As I sit in the quiet and observe my surroundings, I find myself immersed in Naya thoughts and stories. They are a tidal wave tonight.
In the family room, we have the couch she helped choose. I remember the time we picked it out. It was the week before the ER trip that changed our lives. When it arrived, she took it over. It was her couch and she appropriately named it the "girls couch". It drove her crazy when Zak would sit on it. Poor Zak would be kicked off every time. Now it's Zak's couch, and Sam jumps on it. I sometimes think Sam sits on that couch because Naya is luring him to it.
I see one of her favorite stuffed animals - Ellie - on the fireplace mantle. Her favorite one, Murphy, was always with her, even as she left the our world. Stuffed animals played a large role in Naya's life before cancer. Before she got sick, she had at least a dozen stuffed animals in her bed. At bedtime, she'd spend what seemed like an hour arranging her animals. On nights when I was exhausted, this routine would drive me crazy. But it was equally adorable and lovely. Her 3 'sister' Au Pairs - Claudia, Anna and Karolina - all have their own stuffed animal that was bought with or by Naya. Claudia's is the original Ellie.
The hospital psychologist told us how familiar things, like favorite stuffed animals, were comforting to kids going through the scary journey of cancer. She was right. Naya's animals - stuffed and real - kept her happy, comforted and feeling at home. Naya was so strong and an old soul but she was a child, terrified of the word 'cancer' and thrown into a world that was out of her control. We never fought Naya on taking Ellie and Murphy on trips, even though they took up 1/2 the suitcase.
Ellie, a Build A Bear stuffed rabbit, kept Hank company when I was sleeping with Naya. Naya eventually bought Hank his own Ellie for father's day so that he would stop borrowing her Ellie. The second Ellie is in our room and its original Build A Bear box is in Hank's closet. I wonder if the psychologist would have predicted how important the stuffed animals were going to be to us.
There's more surrounding me. Pictures of her smiling or laughing, things she made, things we picked and bought together. I've kept the important things. The things that remind me of our experiences and life together.
As I write, I'm realizing my insomnia is because I've let life get so busy that I have starved my need to connect with Naya. I don't get to hear her voice anymore, hug her or just be with her. Everything I have is stored in my memory, and the things in our home help me reconnect with her.
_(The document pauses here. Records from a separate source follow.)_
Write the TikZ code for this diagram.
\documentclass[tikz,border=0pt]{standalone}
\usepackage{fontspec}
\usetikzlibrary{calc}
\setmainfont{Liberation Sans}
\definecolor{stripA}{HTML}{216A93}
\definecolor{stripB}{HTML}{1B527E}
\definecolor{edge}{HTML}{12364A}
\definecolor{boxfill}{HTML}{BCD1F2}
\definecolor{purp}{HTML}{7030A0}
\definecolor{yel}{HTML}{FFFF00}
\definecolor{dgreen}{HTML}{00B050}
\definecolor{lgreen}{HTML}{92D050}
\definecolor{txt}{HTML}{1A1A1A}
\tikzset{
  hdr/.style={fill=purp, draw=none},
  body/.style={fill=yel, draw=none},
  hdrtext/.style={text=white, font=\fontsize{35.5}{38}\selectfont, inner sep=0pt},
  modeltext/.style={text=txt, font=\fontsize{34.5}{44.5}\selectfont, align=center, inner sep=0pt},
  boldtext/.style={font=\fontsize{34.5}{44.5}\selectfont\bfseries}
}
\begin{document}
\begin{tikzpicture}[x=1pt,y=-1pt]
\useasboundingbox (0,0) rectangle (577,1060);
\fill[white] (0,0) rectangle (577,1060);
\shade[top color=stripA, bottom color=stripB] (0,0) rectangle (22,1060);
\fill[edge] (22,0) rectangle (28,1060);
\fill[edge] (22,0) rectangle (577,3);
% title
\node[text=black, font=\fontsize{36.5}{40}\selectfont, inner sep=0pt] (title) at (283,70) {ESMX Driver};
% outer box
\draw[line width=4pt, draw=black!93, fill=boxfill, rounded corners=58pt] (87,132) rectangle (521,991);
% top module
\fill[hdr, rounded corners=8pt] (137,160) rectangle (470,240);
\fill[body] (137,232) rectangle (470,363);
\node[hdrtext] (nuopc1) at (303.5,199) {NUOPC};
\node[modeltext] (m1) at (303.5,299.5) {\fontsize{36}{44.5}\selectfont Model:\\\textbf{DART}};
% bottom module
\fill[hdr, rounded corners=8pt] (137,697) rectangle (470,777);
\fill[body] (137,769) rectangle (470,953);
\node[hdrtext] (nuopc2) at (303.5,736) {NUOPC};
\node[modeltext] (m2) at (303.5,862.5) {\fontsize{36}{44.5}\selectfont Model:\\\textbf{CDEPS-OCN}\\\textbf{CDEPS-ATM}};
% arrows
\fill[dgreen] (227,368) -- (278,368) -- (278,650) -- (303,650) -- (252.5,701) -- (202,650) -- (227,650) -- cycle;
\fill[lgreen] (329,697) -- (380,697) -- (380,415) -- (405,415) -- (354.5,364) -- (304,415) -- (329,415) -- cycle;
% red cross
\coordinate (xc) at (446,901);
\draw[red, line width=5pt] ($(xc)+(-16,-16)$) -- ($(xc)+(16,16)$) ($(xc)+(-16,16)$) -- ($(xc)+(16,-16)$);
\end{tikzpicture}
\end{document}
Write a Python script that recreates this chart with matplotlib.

My heart has a constant wound. It's like someone ripped a huge piece of it out. I know it'll never heal. I'm okay with the pain. It's existence is important and sometimes the more it hurts, the better I feel. There is beauty in the pain as it reminds me of how beautiful my life with Naya was, and the gift I was given.
Even though I can't touch her anymore, Naya is as real to me now as she was when she was alive. Thinking about her and having her things around are my stuffed animals. They comfort me, and remind me of her energy, generosity and love of life. I feel myself more at peace now. While my heart is aching and tears are streaming, the tidal wave is allowing me to reconnect with Naya.
It's 5 a.m. and the birds are awake. I'm tired but no longer starved. A good day awaits.